For teens, earning a driver's license can be a watershed moment in their lives. Yet for the drivers that they now share the road with in San Antonio, the risk of being involved in an accident with these new motorists goes up. Some may simply dismiss this assertion as an assumption, yet statistics seem to verify it. According to information shared by the Centers for Disease Control and Prevention, teen drivers are more likely to engage in reckless driving practices such as speeding, following other vehicles too closely or driving while intoxicated or impaired.
Those involved in car accidents caused by teen drivers may face expenses so inordinate that they are left with little choice but to pursue legal action. However, such parties may be able to recover little from a teen. Thus, the law allows for vicarious liability to be placed on those who enabled reckless motorists to drive their vehicles (albeit only in certain situations). Those in the legal community refer to this particular example of liability as negligent entrustment.

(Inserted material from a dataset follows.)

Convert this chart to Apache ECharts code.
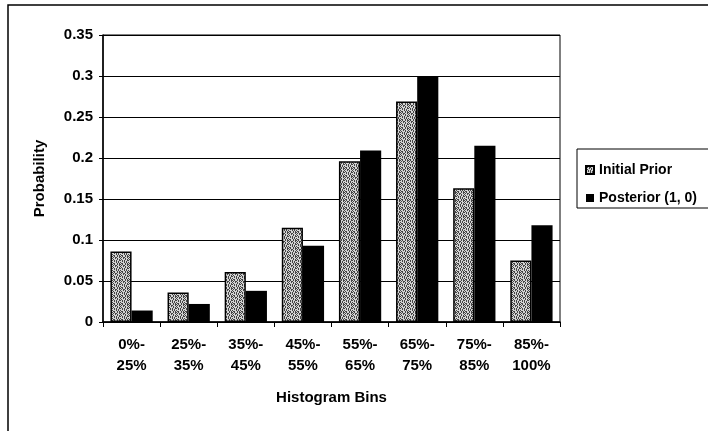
<!DOCTYPE html>
<html>
<head>
<meta charset="utf-8">
<script src="https://cdn.jsdelivr.net/npm/echarts@6/dist/echarts.min.js"></script>
<style>
html,body{margin:0;padding:0;background:#fff;}
#chart{width:708px;height:431px;}
</style>
</head>
<body>
<div id="chart"></div>
<script>
const categories = ['0%-\n25%', '25%-\n35%', '35%-\n45%', '45%-\n55%', '55%-\n65%', '65%-\n75%', '75%-\n85%', '85%-\n100%'];
const initialPrior = [0.086, 0.036, 0.061, 0.115, 0.196, 0.269, 0.163, 0.075];
const posterior = [0.014, 0.022, 0.038, 0.093, 0.209, 0.300, 0.215, 0.118];
const seriesNames = ['Initial Prior', 'Posterior (1, 0)'];
const yTicks = { min: 0, max: 0.35, interval: 0.05 };

// stipple texture for the prior bars (fixed pattern)
function makePattern() {
  const rows = [
    '#.#..#.#',
    '.#.##..#',
    '#..#.#..',
    '.#...#.#',
    '#.#.#..#',
    '..#.#.#.',
    '#...#.#.',
    '.##..#.#'
  ];
  const c = document.createElement('canvas');
  c.width = 8; c.height = 8;
  const ctx = c.getContext('2d');
  ctx.fillStyle = '#d4d4d4';
  ctx.fillRect(0, 0, 8, 8);
  ctx.fillStyle = '#444444';
  for (let y = 0; y < 8; y++) for (let x = 0; x < 8; x++) if (rows[y][x] === '#') ctx.fillRect(x, y, 1, 1);
  return c;
}
const pattern = { image: makePattern(), repeat: 'repeat' };

const font = 'Liberation Sans, Arial, sans-serif';
const chart = echarts.init(document.getElementById('chart'), null, { renderer: 'canvas' });
chart.setOption({
  animation: false,
  backgroundColor: '#fff',
  textStyle: { fontFamily: font, color: '#000' },
  graphic: [
    { type: 'rect', shape: { x: 8, y: 5, width: 720, height: 440 }, style: { fill: 'none', stroke: '#000', lineWidth: 1.5 }, z: 0 },
    { type: 'rect', shape: { x: 577, y: 149, width: 140, height: 59 }, style: { fill: 'none', stroke: '#000', lineWidth: 1 }, z: 0 }
  ],
  grid: { left: 103, right: 148, top: 35, bottom: 109, show: true, borderColor: '#000', borderWidth: 1 },
  legend: {
    orient: 'vertical', left: 580, top: 158, itemWidth: 8, itemHeight: 8, itemGap: 14,
    icon: 'rect',
    textStyle: { fontFamily: font, fontWeight: 'bold', fontSize: 14, color: '#000' },
    data: seriesNames
  },
  xAxis: {
    type: 'category', data: categories,
    name: 'Histogram Bins', nameLocation: 'middle', nameGap: 68,
    nameTextStyle: { fontFamily: font, fontWeight: 'bold', fontSize: 15, color: '#000' },
    axisLine: { lineStyle: { color: '#000', width: 1.5 } },
    axisTick: { show: true, length: 5, lineStyle: { color: '#000' } },
    axisLabel: { fontFamily: font, fontWeight: 'bold', fontSize: 15, color: '#000', margin: 12, lineHeight: 21 }
  },
  yAxis: {
    type: 'value', min: yTicks.min, max: yTicks.max, interval: yTicks.interval,
    name: 'Probability', nameLocation: 'middle', nameGap: 56, nameRotate: 90,
    nameTextStyle: { fontFamily: font, fontWeight: 'bold', fontSize: 15, color: '#000' },
    axisLine: { show: true, lineStyle: { color: '#000', width: 1.5 } },
    axisTick: { show: true, length: 4, lineStyle: { color: '#000' } },
    axisLabel: { fontFamily: font, fontWeight: 'bold', fontSize: 15, color: '#000', margin: 10 },
    splitLine: { show: true, lineStyle: { color: '#000', width: 1 } }
  },
  series: [
    {
      name: seriesNames[0], type: 'bar', data: initialPrior,
      barGap: '0%', barCategoryGap: '26%',
      itemStyle: { color: pattern, borderColor: '#000', borderWidth: 1.5 }
    },
    {
      name: seriesNames[1], type: 'bar', data: posterior,
      barGap: '0%', barCategoryGap: '26%',
      itemStyle: { color: '#000' }
    }
  ]
});
</script>
</body>
</html>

Some may mistakenly think that negligent entrustment allows car accident victims to go after a teen's parents or guardians (or whomever allowed him or her to use a car) in any situation. The Supreme Court of Texas, however, has established certain criteria that must be present in order for negligent entrustment to be applied to a case. These are:
- The vehicle owner entrusted it to an unlicensed, reckless or incompetent driver
- The owner should have reasonably known the driver to be unlicensed, reckless or incompetent
- The driver did display negligence
- That negligence did indeed cause an accident
In the case of teen drivers, their inexperience behind the wheel may be cited as a proof of their limited driving capacity when citing negligent entrustment.